Rows from a dataset of charts and code:
────────
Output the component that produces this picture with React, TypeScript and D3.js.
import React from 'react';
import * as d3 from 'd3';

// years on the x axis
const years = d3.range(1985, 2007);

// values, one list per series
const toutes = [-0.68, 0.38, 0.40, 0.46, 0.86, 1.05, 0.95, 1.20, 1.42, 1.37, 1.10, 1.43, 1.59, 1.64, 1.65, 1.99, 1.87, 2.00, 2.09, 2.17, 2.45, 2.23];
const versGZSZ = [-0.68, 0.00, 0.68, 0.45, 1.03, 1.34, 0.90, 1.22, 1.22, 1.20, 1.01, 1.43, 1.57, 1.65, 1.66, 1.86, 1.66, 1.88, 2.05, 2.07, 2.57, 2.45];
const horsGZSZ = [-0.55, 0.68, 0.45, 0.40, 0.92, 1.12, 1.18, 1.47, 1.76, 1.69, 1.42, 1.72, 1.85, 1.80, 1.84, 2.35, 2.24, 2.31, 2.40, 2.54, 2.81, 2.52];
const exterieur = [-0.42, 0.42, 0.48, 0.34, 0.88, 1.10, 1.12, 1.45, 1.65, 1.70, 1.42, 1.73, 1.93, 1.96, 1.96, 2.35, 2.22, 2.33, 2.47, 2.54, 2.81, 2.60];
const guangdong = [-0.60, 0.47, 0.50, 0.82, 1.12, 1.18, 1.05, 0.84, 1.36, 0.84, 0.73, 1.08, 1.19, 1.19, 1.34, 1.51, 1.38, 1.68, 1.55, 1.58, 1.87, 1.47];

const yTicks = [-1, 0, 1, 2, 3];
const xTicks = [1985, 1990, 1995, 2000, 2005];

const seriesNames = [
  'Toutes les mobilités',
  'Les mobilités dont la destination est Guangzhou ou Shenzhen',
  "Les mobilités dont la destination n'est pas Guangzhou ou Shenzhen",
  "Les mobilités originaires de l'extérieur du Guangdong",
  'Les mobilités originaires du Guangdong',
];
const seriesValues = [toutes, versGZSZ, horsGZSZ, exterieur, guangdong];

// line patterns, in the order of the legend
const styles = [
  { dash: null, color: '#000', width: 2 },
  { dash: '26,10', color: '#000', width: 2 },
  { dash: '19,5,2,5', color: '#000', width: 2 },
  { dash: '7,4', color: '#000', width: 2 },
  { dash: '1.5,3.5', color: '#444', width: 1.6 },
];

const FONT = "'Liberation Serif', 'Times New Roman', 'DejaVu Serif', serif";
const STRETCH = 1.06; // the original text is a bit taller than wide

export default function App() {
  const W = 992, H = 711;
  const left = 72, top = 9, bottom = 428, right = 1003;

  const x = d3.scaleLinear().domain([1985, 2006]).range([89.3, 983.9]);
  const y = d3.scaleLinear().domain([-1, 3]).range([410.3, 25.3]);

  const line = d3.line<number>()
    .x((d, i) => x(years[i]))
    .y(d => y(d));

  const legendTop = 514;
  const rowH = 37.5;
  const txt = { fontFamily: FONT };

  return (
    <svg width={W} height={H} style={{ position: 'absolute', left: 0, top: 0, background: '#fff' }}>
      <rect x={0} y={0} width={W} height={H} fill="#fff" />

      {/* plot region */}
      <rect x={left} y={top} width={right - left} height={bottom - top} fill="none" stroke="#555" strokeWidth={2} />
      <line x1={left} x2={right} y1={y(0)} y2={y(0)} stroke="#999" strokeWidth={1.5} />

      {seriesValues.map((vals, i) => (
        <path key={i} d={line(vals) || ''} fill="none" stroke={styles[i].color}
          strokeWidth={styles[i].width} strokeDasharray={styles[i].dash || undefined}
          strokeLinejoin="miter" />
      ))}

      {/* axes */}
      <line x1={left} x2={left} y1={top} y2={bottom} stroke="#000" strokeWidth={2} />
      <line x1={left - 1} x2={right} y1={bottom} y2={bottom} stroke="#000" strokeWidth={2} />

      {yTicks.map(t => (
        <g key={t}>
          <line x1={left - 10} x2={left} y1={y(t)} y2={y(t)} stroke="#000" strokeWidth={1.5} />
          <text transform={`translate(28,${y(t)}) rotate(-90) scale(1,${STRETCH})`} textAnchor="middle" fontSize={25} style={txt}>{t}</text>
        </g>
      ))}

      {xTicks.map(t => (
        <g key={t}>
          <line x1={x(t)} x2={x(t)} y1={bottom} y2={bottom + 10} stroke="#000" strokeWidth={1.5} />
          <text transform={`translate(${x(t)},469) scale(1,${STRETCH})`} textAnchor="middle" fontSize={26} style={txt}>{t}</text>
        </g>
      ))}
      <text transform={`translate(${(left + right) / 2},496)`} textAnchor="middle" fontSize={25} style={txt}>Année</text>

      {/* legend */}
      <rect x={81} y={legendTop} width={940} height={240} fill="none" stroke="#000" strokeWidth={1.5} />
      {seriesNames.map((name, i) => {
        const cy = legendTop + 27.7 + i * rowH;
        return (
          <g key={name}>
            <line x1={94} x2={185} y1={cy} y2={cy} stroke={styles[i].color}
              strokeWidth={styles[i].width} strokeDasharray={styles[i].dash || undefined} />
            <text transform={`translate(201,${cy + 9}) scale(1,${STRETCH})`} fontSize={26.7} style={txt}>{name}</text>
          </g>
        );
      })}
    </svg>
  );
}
────────
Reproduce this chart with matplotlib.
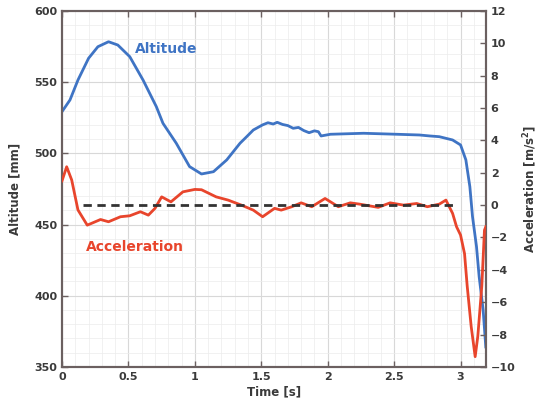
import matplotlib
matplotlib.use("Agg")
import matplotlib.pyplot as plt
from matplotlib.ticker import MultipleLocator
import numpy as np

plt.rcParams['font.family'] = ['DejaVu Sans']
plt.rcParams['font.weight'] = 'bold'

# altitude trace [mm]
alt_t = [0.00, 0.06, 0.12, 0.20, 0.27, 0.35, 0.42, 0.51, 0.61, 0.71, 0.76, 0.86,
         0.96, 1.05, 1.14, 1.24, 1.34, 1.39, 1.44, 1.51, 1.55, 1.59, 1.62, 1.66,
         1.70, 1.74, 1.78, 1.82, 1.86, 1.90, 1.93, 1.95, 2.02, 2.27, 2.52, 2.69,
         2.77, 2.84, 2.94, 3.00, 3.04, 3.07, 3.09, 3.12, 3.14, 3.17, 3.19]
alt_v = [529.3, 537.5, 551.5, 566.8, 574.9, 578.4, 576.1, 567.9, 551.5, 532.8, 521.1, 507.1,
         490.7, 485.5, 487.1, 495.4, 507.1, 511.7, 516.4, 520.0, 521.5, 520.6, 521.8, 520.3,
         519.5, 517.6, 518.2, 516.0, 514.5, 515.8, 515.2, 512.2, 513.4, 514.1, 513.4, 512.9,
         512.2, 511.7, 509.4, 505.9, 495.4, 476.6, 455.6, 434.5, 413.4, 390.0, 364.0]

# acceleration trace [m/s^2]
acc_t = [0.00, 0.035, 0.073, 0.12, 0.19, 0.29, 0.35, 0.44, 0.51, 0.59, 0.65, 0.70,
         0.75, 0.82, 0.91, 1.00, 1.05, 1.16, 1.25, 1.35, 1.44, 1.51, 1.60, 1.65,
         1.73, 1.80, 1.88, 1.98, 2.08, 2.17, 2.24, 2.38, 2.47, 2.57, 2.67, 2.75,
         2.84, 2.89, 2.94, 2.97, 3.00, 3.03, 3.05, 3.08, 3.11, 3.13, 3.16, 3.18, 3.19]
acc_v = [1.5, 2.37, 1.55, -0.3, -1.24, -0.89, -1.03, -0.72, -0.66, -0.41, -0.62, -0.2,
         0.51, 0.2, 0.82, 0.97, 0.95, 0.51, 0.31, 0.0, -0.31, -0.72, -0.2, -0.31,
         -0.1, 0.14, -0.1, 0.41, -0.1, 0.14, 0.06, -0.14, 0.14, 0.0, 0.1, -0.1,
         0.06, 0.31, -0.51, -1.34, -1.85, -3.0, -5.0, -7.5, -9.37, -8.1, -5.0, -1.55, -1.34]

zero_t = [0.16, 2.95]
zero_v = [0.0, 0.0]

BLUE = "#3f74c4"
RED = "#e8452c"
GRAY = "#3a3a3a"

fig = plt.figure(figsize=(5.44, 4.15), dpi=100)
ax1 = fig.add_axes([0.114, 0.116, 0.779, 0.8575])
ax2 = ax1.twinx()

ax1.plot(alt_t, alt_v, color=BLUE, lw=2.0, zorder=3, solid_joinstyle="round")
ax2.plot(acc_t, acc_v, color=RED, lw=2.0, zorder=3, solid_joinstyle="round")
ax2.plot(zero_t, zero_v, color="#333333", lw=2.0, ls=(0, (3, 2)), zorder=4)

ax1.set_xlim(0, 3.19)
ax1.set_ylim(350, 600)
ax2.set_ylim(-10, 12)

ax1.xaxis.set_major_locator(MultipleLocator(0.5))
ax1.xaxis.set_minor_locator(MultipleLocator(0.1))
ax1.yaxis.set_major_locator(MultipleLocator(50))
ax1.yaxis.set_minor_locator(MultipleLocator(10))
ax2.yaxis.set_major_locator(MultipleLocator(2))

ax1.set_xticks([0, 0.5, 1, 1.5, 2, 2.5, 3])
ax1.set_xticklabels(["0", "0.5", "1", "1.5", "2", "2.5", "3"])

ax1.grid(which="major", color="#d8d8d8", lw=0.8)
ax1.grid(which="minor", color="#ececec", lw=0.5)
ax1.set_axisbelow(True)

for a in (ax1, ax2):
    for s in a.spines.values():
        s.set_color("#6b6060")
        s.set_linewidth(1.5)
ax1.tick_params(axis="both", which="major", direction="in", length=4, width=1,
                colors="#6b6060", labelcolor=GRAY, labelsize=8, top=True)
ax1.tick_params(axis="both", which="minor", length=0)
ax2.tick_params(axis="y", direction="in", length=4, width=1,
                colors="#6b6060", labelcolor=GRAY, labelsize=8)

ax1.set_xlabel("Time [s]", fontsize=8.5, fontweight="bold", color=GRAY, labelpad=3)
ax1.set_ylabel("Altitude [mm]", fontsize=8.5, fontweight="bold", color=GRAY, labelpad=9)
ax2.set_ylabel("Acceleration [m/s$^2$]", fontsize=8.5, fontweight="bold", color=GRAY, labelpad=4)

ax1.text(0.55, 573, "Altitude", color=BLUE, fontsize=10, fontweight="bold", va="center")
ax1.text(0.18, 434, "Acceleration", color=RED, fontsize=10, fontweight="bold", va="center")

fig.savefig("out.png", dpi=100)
────────
PROBLEM STATEMENT: Say the number of lines in the listing that hold "picture", with no added words.

PROBLEM SOLUTION: 1